When displayed, there is a mirror underneath so you see the embroidery from both sides.
Can you feel the dynamics: past and present the powerful and powerless; a document for the elite; a document of the people.
We are all both observers and participants in the values of this “ancient” text.
To Christians, the notion of being observers and participants in the values of an ancient text should sound quite familiar.
The best theology, evangelism and preaching is like this: inviting us to observe and participate, to see the tensions, to look at things from both sides, but, then, to be drawn into the deep significance and haunting relevance of living, biblical words penned so long ago.
Here’s a commission you may never have heard before: Do your work as preacher, pastor, missionary or evangelist with the perspective of a conceptual artist.
Parker’s penchant to reveal the hidden and to re-imagine relationships can be seen in her breath-taking installations:
These are rocks excavated from under the Leaning Tower of Pisa to help stabilise it: Subconscious of a Monument.
This is her garden shed that was taken to a field, blown up by the British Army and then installed in art galleries at different times and places.
These words have an elegant beauty.

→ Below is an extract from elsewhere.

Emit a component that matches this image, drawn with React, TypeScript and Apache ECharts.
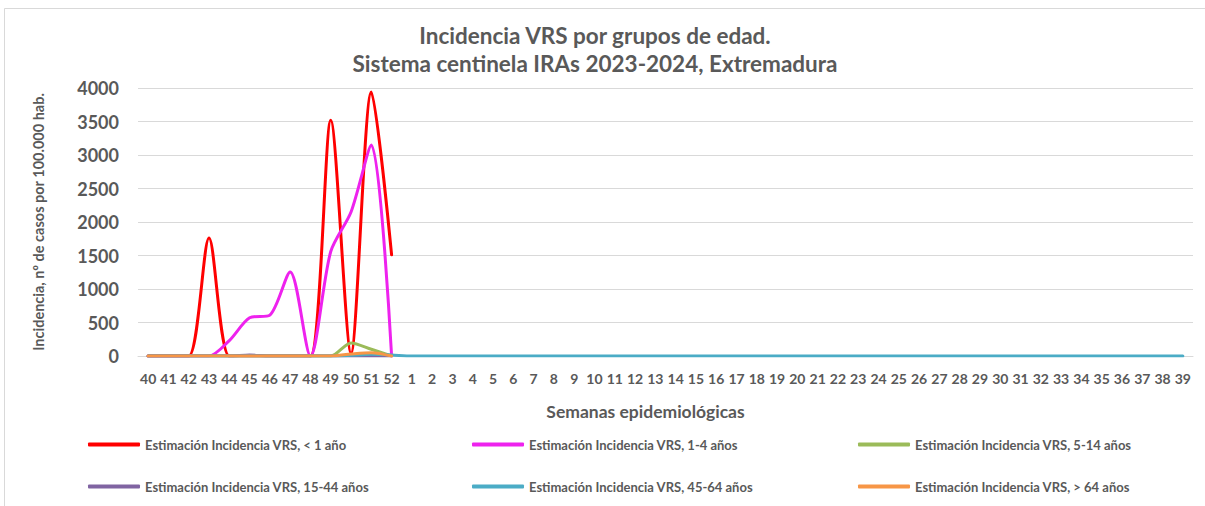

There’s an impressive precision needed to suspend so many elements and the effect is to freeze a moment of time in a way that has a reverent, meditative quality.
Readers of the Bible will be curious about Parker’s work, Thirty Pieces of Silver.
Parker has identified the deep significance and painful irony of this biblical expression.
It begins in the book of Zechariah. It’s the payment of a shepherd no longer continuing to lead the flocks (see Zech 11:12–13). Some scholars think it a large amount while others feel that the phrase has an ironic sting. It is, of course, is the price paid to Judas for betraying Christ and the money Judas cannot bear to keep.
Thirty pieces of silver is of unspeakable value: the price of the life of the eternal second person of the Trinity.
Thirty pieces of silver is nothing: insulting, petty money cynically offered for a sordid act.
Parker feels the irony.
In her installation she is playing with the number thirty. There are the representations of thirty coins, yes, but each “coin” itself is made from thirty or so pieces of silver. So, is thirty pieces of little value or a lot of value? She is playing the word piece. We hear it as coin but she hears it as teapot, trombone and trophy. Silver becomes silverware and thirty coins become something much more valuable but coins are flat and teapots, trombones, trophies are not.
So, what does Parker do?
She employs a person with a steamroller, lines up all the silverware in the street and everything gets flattened.
Notice the questions raised yet again: are these pieces valuable or are they just rubbish?
Are they discarded, useless objects: worth rolling a bulldozer over, only good to throw out on the street, discarded, rejected, even crucified objects?
Parker is asking all of us: are thirty pieces of silver valuable or not?
And, for those who have ears to hear, we ask ourselves is Jesus valuable or not?